Un aspect souvent sous-estimé dans le débat sur le système suisse des caisses de pension concerne les ressources humaines. Dans de nombreuses petites institutions, il est de plus en plus difficile de trouver des membres compétents pour les conseils de fondation, composés à parts égales de représentants des employeurs et des employés. Un arrêt récent du Tribunal fédéral, qui confirme la responsabilité personnelle des membres des conseils de fondation, souligne trop clairement cette problématique.

La solution sectorielle, un modèle d’avenir

Une solution pourrait résider dans le modèle sectoriel. Aux Pays-Bas, il est courant que les entreprises d’un même secteur s’organisent au sein d’une caisse de prévoyance commune. Cela simplifie l’administration, réduit les coûts et harmonise les prestations promises. Il n’y a pas de subventions croisées, car les paramètres et les structures de risque sont similaires au sein d’un même secteur. En Suisse, ces modèles sont rares, sauf dans le secteur de l’hôtellerie et de la restauration. Leur développement serait une option pour combiner les avantages de la fragmentation, tels que la proximité avec les clients et le secteur, avec ceux de l’efficacité.

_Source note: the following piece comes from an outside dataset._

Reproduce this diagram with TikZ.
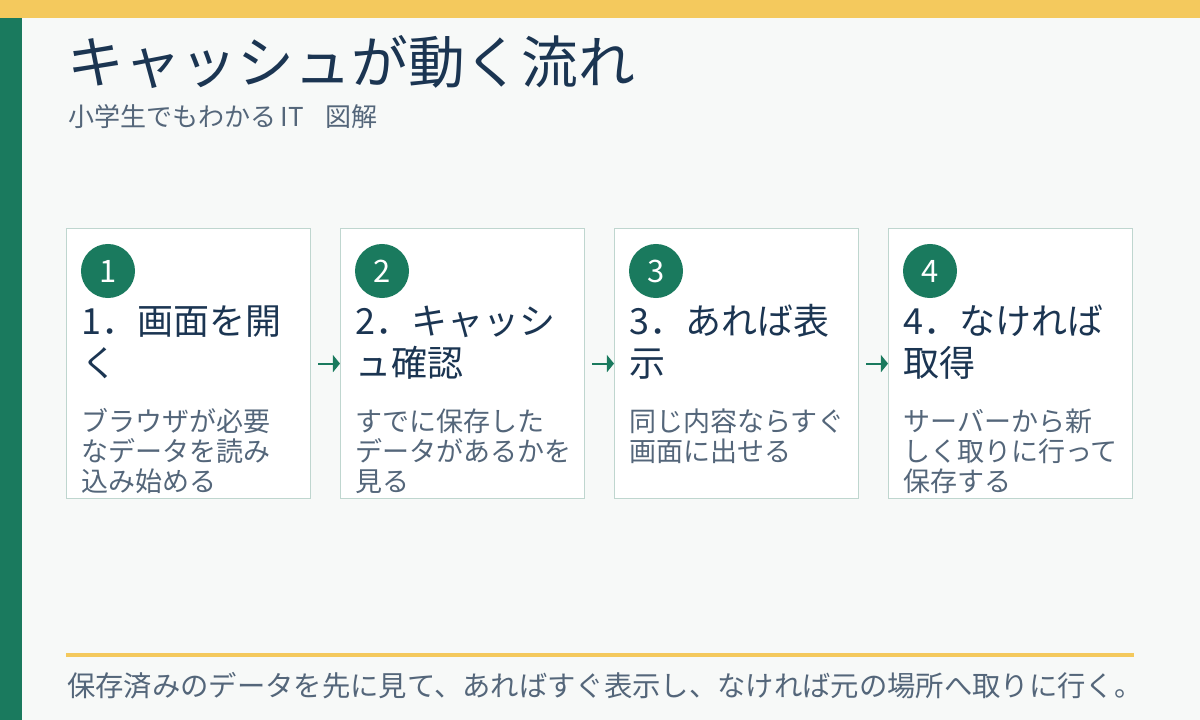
\documentclass[tikz,border=0pt]{standalone}
\usepackage{fontspec}
\setmainfont{Noto Sans CJK JP}
\usetikzlibrary{positioning,arrows.meta,calc}

\definecolor{accentgreen}{HTML}{1A7A5E}
\definecolor{accentyellow}{HTML}{F4C95D}
\definecolor{paper}{HTML}{F7F9F8}
\definecolor{navy}{HTML}{1B3552}
\definecolor{slate}{HTML}{54667A}
\definecolor{cardline}{HTML}{BFD6CF}

\tikzset{
  card/.style={draw=cardline, line width=0.8pt, fill=white, anchor=north west,
    minimum width=6.1cm, minimum height=6.75cm, inner sep=0pt},
  badge/.style={circle, fill=accentgreen, text=white, minimum size=1.35cm,
    inner sep=0pt, font=\fontsize{22}{26}\selectfont},
  cardhead/.style={anchor=base west, align=left, text=navy, inner sep=0pt,
    font=\fontsize{25.6}{29.2}\selectfont},
  cardbody/.style={anchor=base west, align=left, text=slate, inner sep=0pt,
    font=\fontsize{19.2}{21.3}\selectfont},
  flowarrow/.style={-{Triangle[length=5pt,width=12pt]}, accentgreen, line width=1.4pt},
}

\begin{document}
\begin{tikzpicture}[x=0.025cm, y=-0.025cm]
  % Background and bars
  \fill[paper] (0,0) rectangle (1200,720);
  \fill[accentyellow] (0,0) rectangle (1200,18);
  \fill[accentgreen] (0,18) rectangle (22,720);

  % Title
  \node[anchor=base west, inner sep=0pt, text=navy, font=\fontsize{40.4}{48}\selectfont]
    (title) at (67,84) {キャッシュが動く流れ};
  \node[anchor=base west, inner sep=0pt, text=slate, font=\fontsize{18.5}{22}\selectfont]
    (subtitle) at (68,127) {小学生でもわかる\,IT\hspace{15pt}図解};

  % Cards (last offset = baseline of the body's last line)
  \foreach \i/\x/\head/\body/\last in {
      1/66/{1．画面を開\\く}/{ブラウザが必要\\なデータを読み\\込み始める}/263,
      2/340/{2．キャッシ\\ュ確認}/{すでに保存した\\データがあるかを\\見る}/263,
      3/614/{3．あれば表\\示}/{同じ内容ならすぐ\\画面に出せる}/233,
      4/888/{4．なければ\\取得}/{サーバーから新\\しく取りに行って\\保存する}/263}{
    \node[card] (c\i) at (\x,228) {};
    \node[badge] (n\i) at ($(c\i.north west)+(42,43)$) {\i};
    \node[cardhead] (h\i) at ($(c\i.north west)+(15,148)$) {\head};
    \node[cardbody] (b\i) at ($(c\i.north west)+(15,\last)$) {\body};
  }

  % Arrows
  \foreach \a/\b in {1/2,2/3,3/4}
    \draw[flowarrow] ([xshift=5pt]c\a.east) -- (c\b.west);

  % Summary
  \draw[accentyellow, line width=2.8pt] (66,655) -- (1134,655);
  \node[anchor=base west, inner sep=0pt, text=slate, font=\fontsize{20.15}{24}\selectfont]
    (summary) at (67,696) {保存済みのデータを先に見て、あればすぐ表示し、なければ元の場所へ取りに行く。};
\end{tikzpicture}
\end{document}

La prévoyance professionnelle est une activité de volume, tant dans la gestion de fortune que dans la gestion opérationnelle. Le modèle fédéral des caisses de pension en Suisse, avec toutes ses grandes forces, ne devrait pas être supprimé, mais doté d’une plus grande efficacité. Toutes les petites caisses ne sont pas viables à long terme. Et toutes les structures qui étaient autrefois judicieuses ne sont plus forcément adaptées aujourd’hui. Il s’agit de procéder à une consolidation dans l’intérêt des assurés, avec discernement et le courage de se débarrasser des vieilles habitudes.